「期待強めなだけに、ちょっと残念」マトリックス レザレクションズ じきょうさんの映画レビュー(感想・評価)
期待強めなだけに、ちょっと残念
マトリックスと言う世界観はここでもいかんなく発揮されている。
しかし、マトリックスに私たちが求めるものは時代の変遷と共に変わってきたのだなと強く感じる。
そもそも、監督だったウォウシャウスキー兄弟が、姉妹になっていただなんて絶句。ラナは兄の性転換後の名前だった。てっきり妹かなんかだと思って、「そうかあ」とハードルを下げていたのだが、実は本人じゃん。弟もカミングアウトして、既に子持ちの妻帯者だったけど女性化したんだって。
そんなこんなの時代背景が影響したのだと思われるね。
結局、マトリックスで斬新だった緑の文字が縦におりてくる描写も、「コマンドプロンプト」を見たことの無い今の人たちには実感を伴って見えないでしょ。
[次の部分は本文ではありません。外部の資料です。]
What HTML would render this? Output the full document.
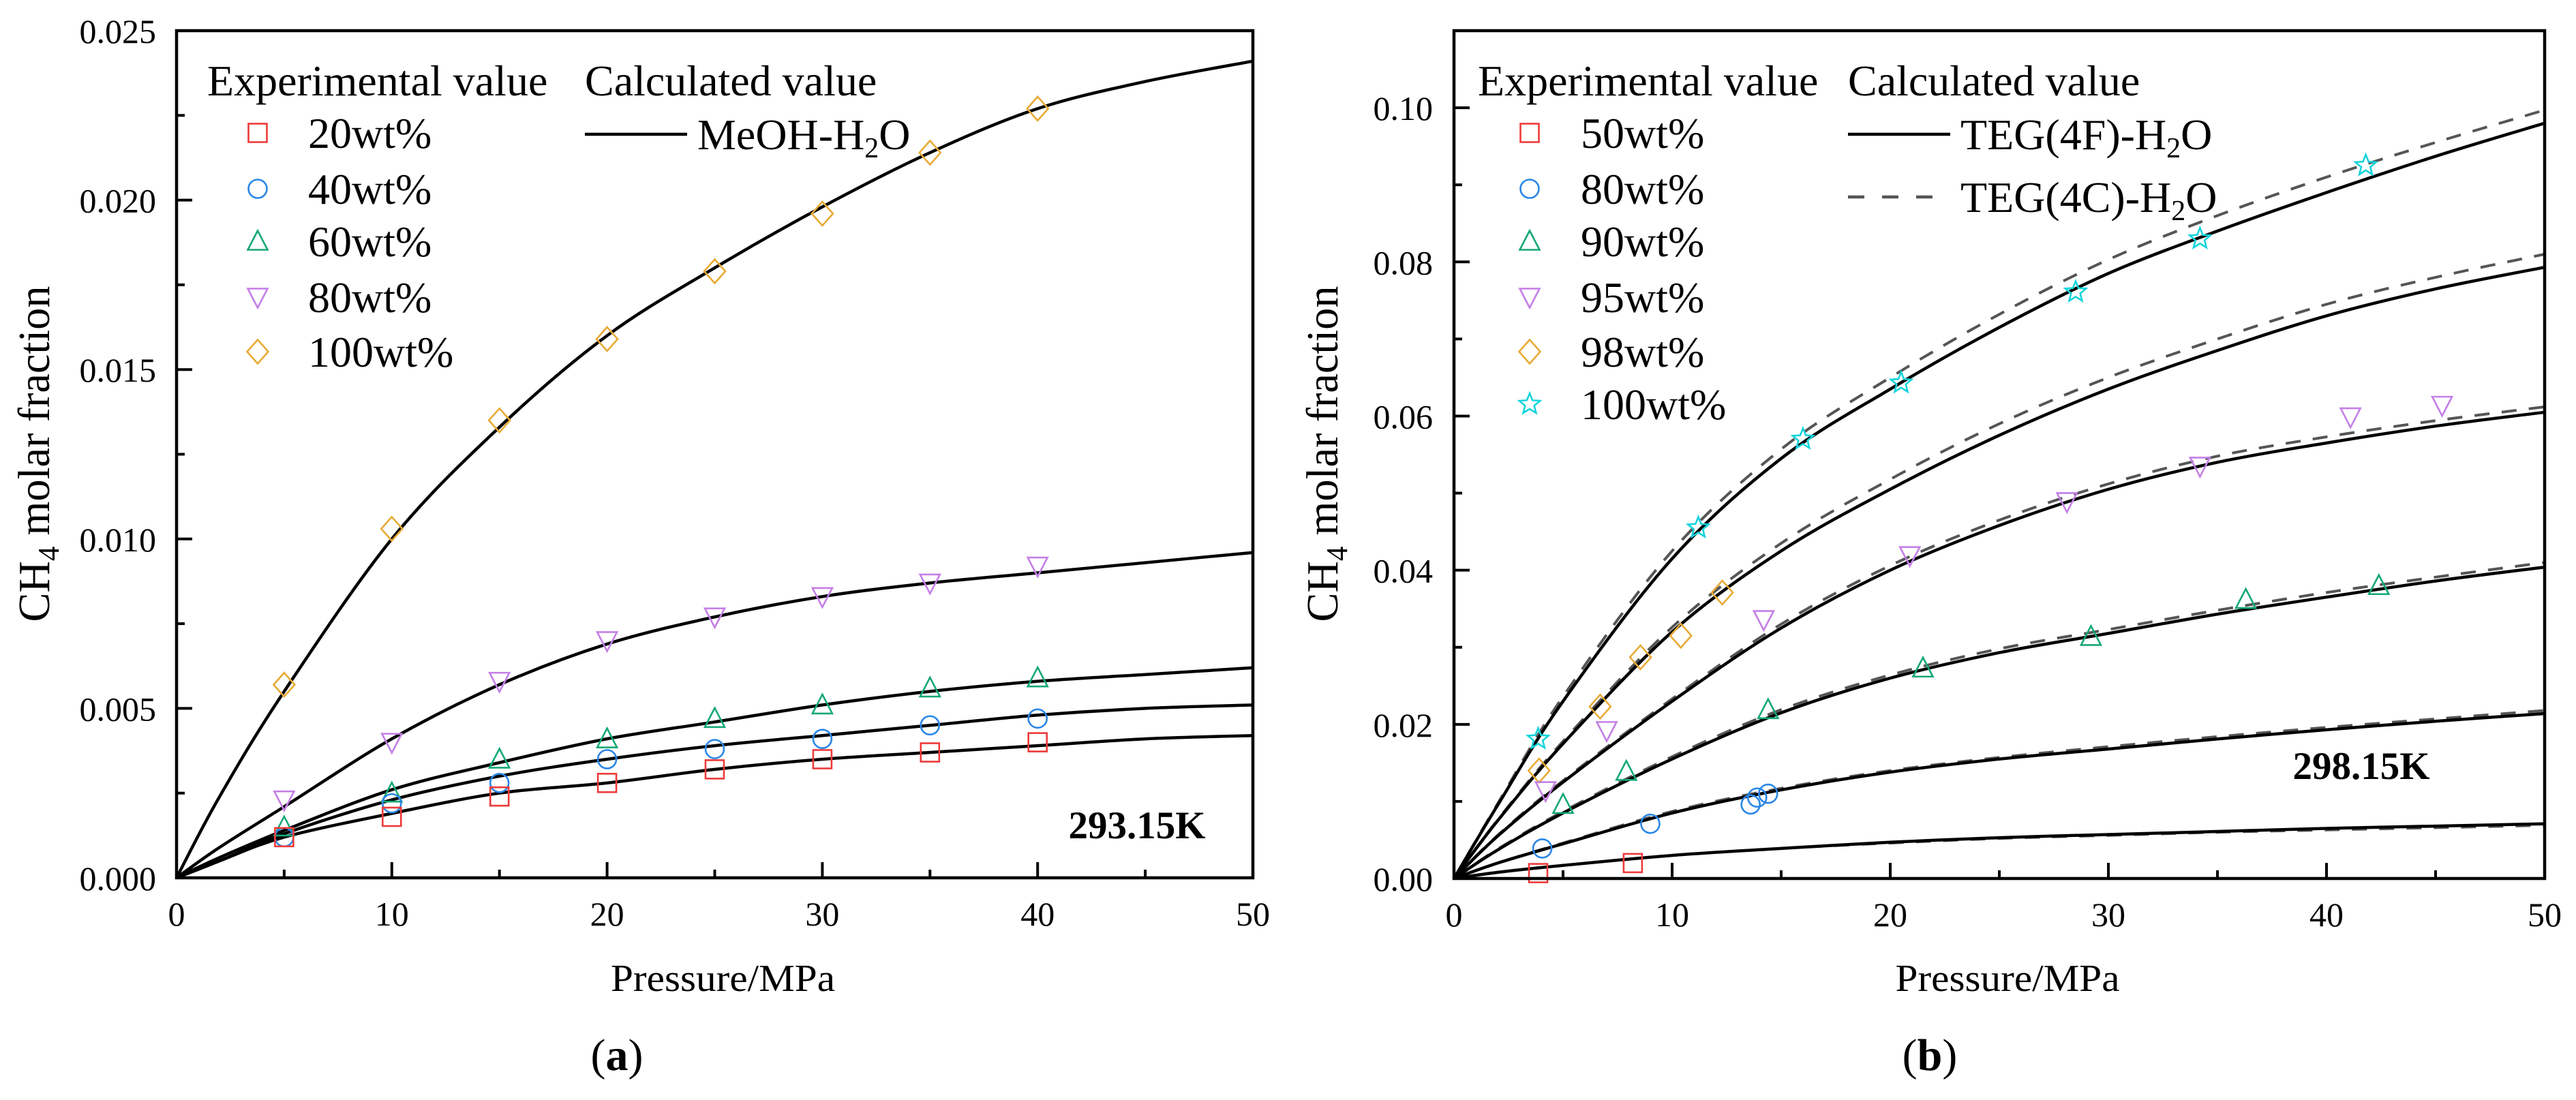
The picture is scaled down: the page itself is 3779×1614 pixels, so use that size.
<!DOCTYPE html>
<html><head><meta charset="utf-8">
<style>
html,body{margin:0;padding:0;background:#fff;}
svg, svg text, svg tspan{font-family:"Liberation Serif","Times New Roman",serif !important;}
</style></head>
<body>
<svg id="fig" width="3779" height="1609" viewBox="0 0 3779 1609" font-family="Liberation Serif, serif" xmlns="http://www.w3.org/2000/svg"></svg>
<script>
// ---------- Panel (a) data ----------
const aCurveX = [0, 2, 5, 10, 15, 20, 25, 30, 35, 40, 45, 50];
const aCurve100 = [0, 0.0024, 0.0055, 0.0100, 0.0133, 0.0160, 0.0180, 0.0198, 0.0214, 0.0227, 0.0235, 0.0241];
const aCurve80 = [0, 0.0009, 0.0021, 0.0041, 0.0057, 0.0069, 0.0077, 0.0083, 0.0087, 0.0090, 0.0093, 0.0096];
const aCurve60 = [0, 0.0006, 0.0014, 0.0026, 0.0034, 0.0041, 0.0046, 0.0051, 0.0055, 0.0058, 0.0060, 0.0062];
const aCurve40 = [0, 0.0005, 0.0013, 0.0023, 0.0030, 0.0035, 0.0039, 0.0042, 0.0045, 0.0048, 0.0050, 0.0051];
const aCurve20 = [0, 0.0005, 0.0012, 0.0019, 0.0025, 0.0028, 0.0032, 0.0035, 0.0037, 0.0039, 0.0041, 0.0042];
const aExpX = [5, 10, 15, 20, 25, 30, 35, 40];
const aExp100 = [0.0057, 0.0103, 0.0135, 0.0159, 0.0179, 0.0196, 0.0214, 0.0227];
const aExp80 = [0.0023, 0.0040, 0.0058, 0.0070, 0.0077, 0.0083, 0.0087, 0.0092];
const aExp60 = [0.0015, 0.0025, 0.0035, 0.0041, 0.0047, 0.0051, 0.0056, 0.0059];
const aExp40 = [0.0012, 0.0022, 0.0028, 0.0035, 0.0038, 0.0041, 0.0045, 0.0047];
const aExp20 = [0.0012, 0.0018, 0.0024, 0.0028, 0.0032, 0.0035, 0.0037, 0.0040];
const aXTicks = [0, 10, 20, 30, 40, 50];
const aYTicks = [0, 0.005, 0.010, 0.015, 0.020, 0.025];
const aYTickLabels = ["0.000", "0.005", "0.010", "0.015", "0.020", "0.025"];

// ---------- Panel (b) data ----------
const bCurveX = [0, 2, 5, 10, 15, 20, 25, 30, 35, 40, 45, 50];
const bSolid1 = [0, 0.0095, 0.0230, 0.0415, 0.0545, 0.0635, 0.0715, 0.0785, 0.0840, 0.0890, 0.0937, 0.0980];
const bDash1 = [0, 0.0097, 0.0236, 0.0425, 0.0557, 0.0650, 0.0732, 0.0803, 0.0860, 0.0910, 0.0955, 0.0997];
const bSolid2 = [0, 0.0075, 0.0175, 0.0320, 0.0425, 0.0505, 0.0575, 0.0635, 0.0685, 0.0730, 0.0765, 0.0793];
const bDash2 = [0, 0.0076, 0.0178, 0.0326, 0.0435, 0.0518, 0.0590, 0.0650, 0.0700, 0.0745, 0.0780, 0.0810];
const bSolid3 = [0, 0.0055, 0.0125, 0.0230, 0.0325, 0.0400, 0.0458, 0.0505, 0.0540, 0.0565, 0.0587, 0.0605];
const bDash3 = [0, 0.0056, 0.0127, 0.0233, 0.0330, 0.0406, 0.0465, 0.0512, 0.0548, 0.0573, 0.0594, 0.0612];
const bSolid4 = [0, 0.0037, 0.0085, 0.0155, 0.0215, 0.0260, 0.0293, 0.0318, 0.0343, 0.0365, 0.0386, 0.0404];
const bDash4 = [0, 0.0038, 0.0087, 0.0158, 0.0219, 0.0264, 0.0298, 0.0323, 0.0348, 0.0371, 0.0391, 0.0410];
const bSolid5 = [0, 0.0020, 0.0045, 0.0085, 0.0115, 0.0138, 0.0155, 0.0168, 0.0181, 0.0193, 0.0204, 0.0214];
const bDash5 = [0, 0.0020, 0.0046, 0.0087, 0.0117, 0.0140, 0.0157, 0.0171, 0.0184, 0.0196, 0.0207, 0.0218];
const bSolid6 = [0, 0.0008, 0.0017, 0.0030, 0.0039, 0.0047, 0.0053, 0.0057, 0.0061, 0.0065, 0.0068, 0.0071];
const bDash6 = [0, 0.0008, 0.0017, 0.0030, 0.0039, 0.0046, 0.0052, 0.0056, 0.0060, 0.0063, 0.0066, 0.0069];
const b100X = [3.86, 11.2, 16.0, 20.5, 28.5, 34.2, 41.8];
const b100Y = [0.0181, 0.0455, 0.0570, 0.0643, 0.0761, 0.0830, 0.0925];
const b98X = [3.9, 6.7, 8.55, 10.4, 12.3];
const b98Y = [0.0140, 0.0223, 0.0287, 0.0315, 0.0371];
const b95X = [4.2, 7.0, 14.2, 20.9, 28.1, 34.2, 41.1, 45.3];
const b95Y = [0.0114, 0.0192, 0.0336, 0.0419, 0.0489, 0.0535, 0.0599, 0.0614];
const b90X = [5.0, 7.9, 14.4, 21.5, 29.2, 36.3, 42.4];
const b90Y = [0.0096, 0.0139, 0.0219, 0.0273, 0.0314, 0.0362, 0.0380];
const b80X = [4.05, 9.0, 13.6, 13.9, 14.4];
const b80Y = [0.0039, 0.0071, 0.0096, 0.0105, 0.0110];
const b50X = [3.86, 8.2];
const b50Y = [0.0007, 0.0020];
const bXTicks = [0, 10, 20, 30, 40, 50];
const bYTicks = [0, 0.02, 0.04, 0.06, 0.08, 0.10];
const bYTickLabels = ["0.00", "0.02", "0.04", "0.06", "0.08", "0.10"];

const NS = "http://www.w3.org/2000/svg";
const svg = document.getElementById('fig');
const FONT = '"Liberation Serif", serif';
function el(tag, attrs, parent) {
  const e = document.createElementNS(NS, tag);
  for (const k in attrs) e.setAttribute(k, attrs[k]);
  if (tag === 'text') e.setAttribute('font-family', FONT);
  (parent || svg).appendChild(e);
  return e;
}
const COLORS = {red:"#ee3a3a", blue:"#2a86e6", green:"#14a874", purple:"#c47fe6", orange:"#e8aa35", cyan:"#14d4dc"};

function smoothPath(pts) {
  let d = "M" + pts[0][0].toFixed(1) + "," + pts[0][1].toFixed(1);
  for (let i = 0; i < pts.length - 1; i++) {
    const p0 = pts[Math.max(0, i - 1)], p1 = pts[i], p2 = pts[i + 1], p3 = pts[Math.min(pts.length - 1, i + 2)];
    const c1x = p1[0] + (p2[0] - p0[0]) / 6, c1y = p1[1] + (p2[1] - p0[1]) / 6;
    const c2x = p2[0] - (p3[0] - p1[0]) / 6, c2y = p2[1] - (p3[1] - p1[1]) / 6;
    d += " C" + c1x.toFixed(1) + "," + c1y.toFixed(1) + " " + c2x.toFixed(1) + "," + c2y.toFixed(1) + " " + p2[0].toFixed(1) + "," + p2[1].toFixed(1);
  }
  return d;
}

function marker(g, type, cx, cy, color) {
  const s = 13.5;
  let m;
  if (type === 'square') m = el('rect', {x: cx - s, y: cy - s, width: 2 * s, height: 2 * s}, g);
  else if (type === 'circle') m = el('circle', {cx: cx, cy: cy, r: s}, g);
  else if (type === 'up') m = el('polygon', {points: `${cx},${cy - s - 2} ${cx + s + 1},${cy + s - 1} ${cx - s - 1},${cy + s - 1}`}, g);
  else if (type === 'down') m = el('polygon', {points: `${cx},${cy + s + 2} ${cx + s + 1},${cy - s + 1} ${cx - s - 1},${cy - s + 1}`}, g);
  else if (type === 'diamond') m = el('polygon', {points: `${cx},${cy - s - 4} ${cx + s + 2},${cy} ${cx},${cy + s + 4} ${cx - s - 2},${cy}`}, g);
  else if (type === 'star') {
    let p = [];
    for (let i = 0; i < 10; i++) {
      const r = i % 2 ? 7 : 16, a = -Math.PI / 2 + i * Math.PI / 5;
      p.push((cx + r * Math.cos(a)).toFixed(1) + "," + (cy + r * Math.sin(a)).toFixed(1));
    }
    m = el('polygon', {points: p.join(' ')}, g);
  }
  m.setAttribute('fill', 'none');
  m.setAttribute('stroke', color);
  m.setAttribute('stroke-width', '2.6');
  return m;
}

function text(str, x, y, size, opts, parent) {
  const t = el('text', Object.assign({x: x, y: y, 'font-size': size, fill: '#000'}, opts || {}), parent);
  t.textContent = str;
  return t;
}

function drawPanel(cfg) {
  const g = el('g', {});
  
  
  const X = v => cfg.x0 + (v - 0) / 50 * (cfg.x1 - cfg.x0);
  const Y = v => cfg.y0 - v / cfg.ymax * (cfg.y0 - cfg.y1);
  cfg.curves.forEach((c, i) => {
    const pts = cfg.curveX.map((x, j) => [X(x), Y(c.y[j])]);
    const p = el('path', {d: smoothPath(pts), fill: 'none', stroke: c.dash ? '#555' : '#000', 'stroke-width': c.dash ? 4 : 4.5, 'stroke-dasharray': c.dash ? '22,18' : 'none'}, g);
    
    
  });
  cfg.series.forEach(s => {
    const sg = el('g', {}, g);
    
    
    s.xs.forEach((x, j) => {
      const m = marker(sg, s.type, X(x), Y(s.ys[j]), s.color);
      
      
    });
  });
  const fr = el('rect', {x: cfg.x0, y: cfg.y1, width: cfg.x1 - cfg.x0, height: cfg.y0 - cfg.y1, fill: 'none', stroke: '#000', 'stroke-width': 4.5}, g);
  
  
  for (let v = 0; v <= 50; v += 5) {
    const major = v % 10 === 0;
    el('line', {x1: X(v), x2: X(v), y1: cfg.y0, y2: cfg.y0 - (major ? 23 : 12), stroke: '#000', 'stroke-width': 4}, g);
  }
  cfg.xTicks.forEach(v => {
    const t = text(String(v), X(v), cfg.y0 + 70, 50, {'text-anchor': 'middle'}, g);
    
    
  });
  const step = cfg.yTicks[1] - cfg.yTicks[0];
  for (let k = 0; k * step / 2 <= cfg.ymax + 1e-9; k++) {
    const v = k * step / 2;
    el('line', {x1: cfg.x0, x2: cfg.x0 + (k % 2 === 0 ? 23 : 12), y1: Y(v), y2: Y(v), stroke: '#000', 'stroke-width': 4}, g);
  }
  cfg.yTicks.forEach((v, i) => {
    const t = text(cfg.yTickLabels[i], cfg.yLabelRight, Y(v) + 18, 50, {'text-anchor': 'end'}, g);
    
    
  });
  const xt = text('Pressure/MPa', (cfg.x0 + cfg.x1) / 2 + 12, 1454, 56, {'text-anchor': 'middle', textLength: 329, lengthAdjust: 'spacingAndGlyphs'}, g);
  
  
  const yt = el('text', {x: 0, y: 0, 'font-size': 66, transform: `translate(${cfg.yTitleX},666) rotate(-90)`, 'text-anchor': 'middle', textLength: 493, lengthAdjust: 'spacingAndGlyphs'}, g);
  
  
  yt.innerHTML = 'CH<tspan font-size="44" dy="14">4</tspan><tspan dy="-14"> molar fraction</tspan>';
  const cap = el('text', {x: cfg.capX, y: 1570, 'font-size': 66, 'text-anchor': 'middle'}, g);
  
  
  cap.innerHTML = '(<tspan font-weight="bold">' + cfg.cap + '</tspan>)';
  const tl = text(cfg.temp, cfg.tempX, cfg.tempY, 57, {'font-weight': 'bold', 'text-anchor': 'middle'}, g);
  
  
  const lg = el('g', {}, g);
  
  
  text('Experimental value', cfg.legX, 140, 64, {}, lg);
  text('Calculated value', cfg.calcX, 140, 64, {}, lg);
  const rows = [195, 277, 354, 436, 516, 593];
  cfg.series.slice().reverse().forEach((s, i) => {
    const m = marker(lg, s.type, cfg.legMarkX, rows[i], s.color);
    
    
    const t = text(s.label, cfg.legTextX, rows[i] + 22, 64, {}, lg);
    
    
  });
  cfg.lineLegend.forEach((L, i) => {
    const yy = [197, 289][i];
    el('line', {x1: cfg.calcX, x2: cfg.calcX + 150, y1: yy, y2: yy, stroke: L.dash ? '#555' : '#000', 'stroke-width': 4.5, 'stroke-dasharray': L.dash ? '24,26' : 'none'}, lg);
    const t = el('text', {x: cfg.calcX + 165, y: yy + 22, 'font-size': 64}, lg);
    
    
    t.innerHTML = L.name + '-H<tspan font-size="42" dy="12">2</tspan><tspan dy="-12">O</tspan>';
  });
}

drawPanel({
  name: 'panel-a', x0: 259, x1: 1838, y0: 1288, y1: 45, ymax: 0.025,
  curveX: aCurveX,
  curves: [
    {label: '100wt', y: aCurve100}, {label: '80wt', y: aCurve80}, {label: '60wt', y: aCurve60},
    {label: '40wt', y: aCurve40}, {label: '20wt', y: aCurve20}
  ],
  series: [
    {label: '100wt%', type: 'diamond', color: COLORS.orange, xs: aExpX, ys: aExp100},
    {label: '80wt%', type: 'down', color: COLORS.purple, xs: aExpX, ys: aExp80},
    {label: '60wt%', type: 'up', color: COLORS.green, xs: aExpX, ys: aExp60},
    {label: '40wt%', type: 'circle', color: COLORS.blue, xs: aExpX, ys: aExp40},
    {label: '20wt%', type: 'square', color: COLORS.red, xs: aExpX, ys: aExp20}
  ],
  xTicks: aXTicks, yTicks: aYTicks, yTickLabels: aYTickLabels, yLabelRight: 229,
  yTitleX: 72, capX: 905, cap: 'a', temp: '293.15K', tempX: 1668, tempY: 1230,
  legX: 304, calcX: 858, legMarkX: 378, legTextX: 452,
  lineLegend: [{name: 'MeOH', dash: false}]
});

drawPanel({
  name: 'panel-b', x0: 2133, x1: 3733, y0: 1289, y1: 45, ymax: 0.11,
  curveX: bCurveX,
  curves: [
    {label: '1', y: bDash1, dash: true}, {label: '1', y: bSolid1},
    {label: '2', y: bDash2, dash: true}, {label: '2', y: bSolid2},
    {label: '3', y: bDash3, dash: true}, {label: '3', y: bSolid3},
    {label: '4', y: bDash4, dash: true}, {label: '4', y: bSolid4},
    {label: '5', y: bDash5, dash: true}, {label: '5', y: bSolid5},
    {label: '6', y: bDash6, dash: true}, {label: '6', y: bSolid6}
  ],
  series: [
    {label: '100wt%', type: 'star', color: COLORS.cyan, xs: b100X, ys: b100Y},
    {label: '98wt%', type: 'diamond', color: COLORS.orange, xs: b98X, ys: b98Y},
    {label: '95wt%', type: 'down', color: COLORS.purple, xs: b95X, ys: b95Y},
    {label: '90wt%', type: 'up', color: COLORS.green, xs: b90X, ys: b90Y},
    {label: '80wt%', type: 'circle', color: COLORS.blue, xs: b80X, ys: b80Y},
    {label: '50wt%', type: 'square', color: COLORS.red, xs: b50X, ys: b50Y}
  ],
  xTicks: bXTicks, yTicks: bYTicks, yTickLabels: bYTickLabels, yLabelRight: 2102,
  yTitleX: 1962, capX: 2831, cap: 'b', temp: '298.15K', tempX: 3464, tempY: 1143,
  legX: 2168, calcX: 2711, legMarkX: 2244, legTextX: 2319,
  lineLegend: [{name: 'TEG(4F)', dash: false}, {name: 'TEG(4C)', dash: true}]
});
</script>
</body></html>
だから鏡を使う。古典的。鏡の中の世界に憧れた人も多いと思う。これは共感できる。また、新しいテクノロジーを取り入れ、磁性体粒子のようなAIとか、ゲームとしてのマトリックスとか、いい線をついている。
でもね。
トリロジーは「覚醒」「マトリックス世界における戦いと現実の戦い」「マトリックス内でのネオの役割と救世主」てな所かな?
ここで大きく外して欲しくないのは、ネオとスミスの関係性と戦いだと思うんだよねー。
今回はネオとアナリストの戦いだけど、そこにスミスが絡んで三つ巴の戦いになる。思わず言ったよ「諸葛孔明かよ」
完全に覚醒しないまま戦うしかないネオはスミスと戦ううちに次第に強くなる。でも、トリニティ救出作戦の時に「そろそろ空飛べる?」と訊かれても、行くのか?と思わせといて「まだダメみたい」とか、クローンでもないのにとぼけたことを言う。ビルの屋上から飛び出す時も、何故かとべたのはトリニティの方。うーん、こういうことではないよなあと思う。
全体的には紛うことなきマトリックスですが、前半はちょっと退屈するところもあり、後半のアクションも斬新さがない。やはり、出がらしに見えるのは致し方ないか。
ところで内容は複雑怪奇なので、映画comの編集長による解説をご覧になると良いと思う。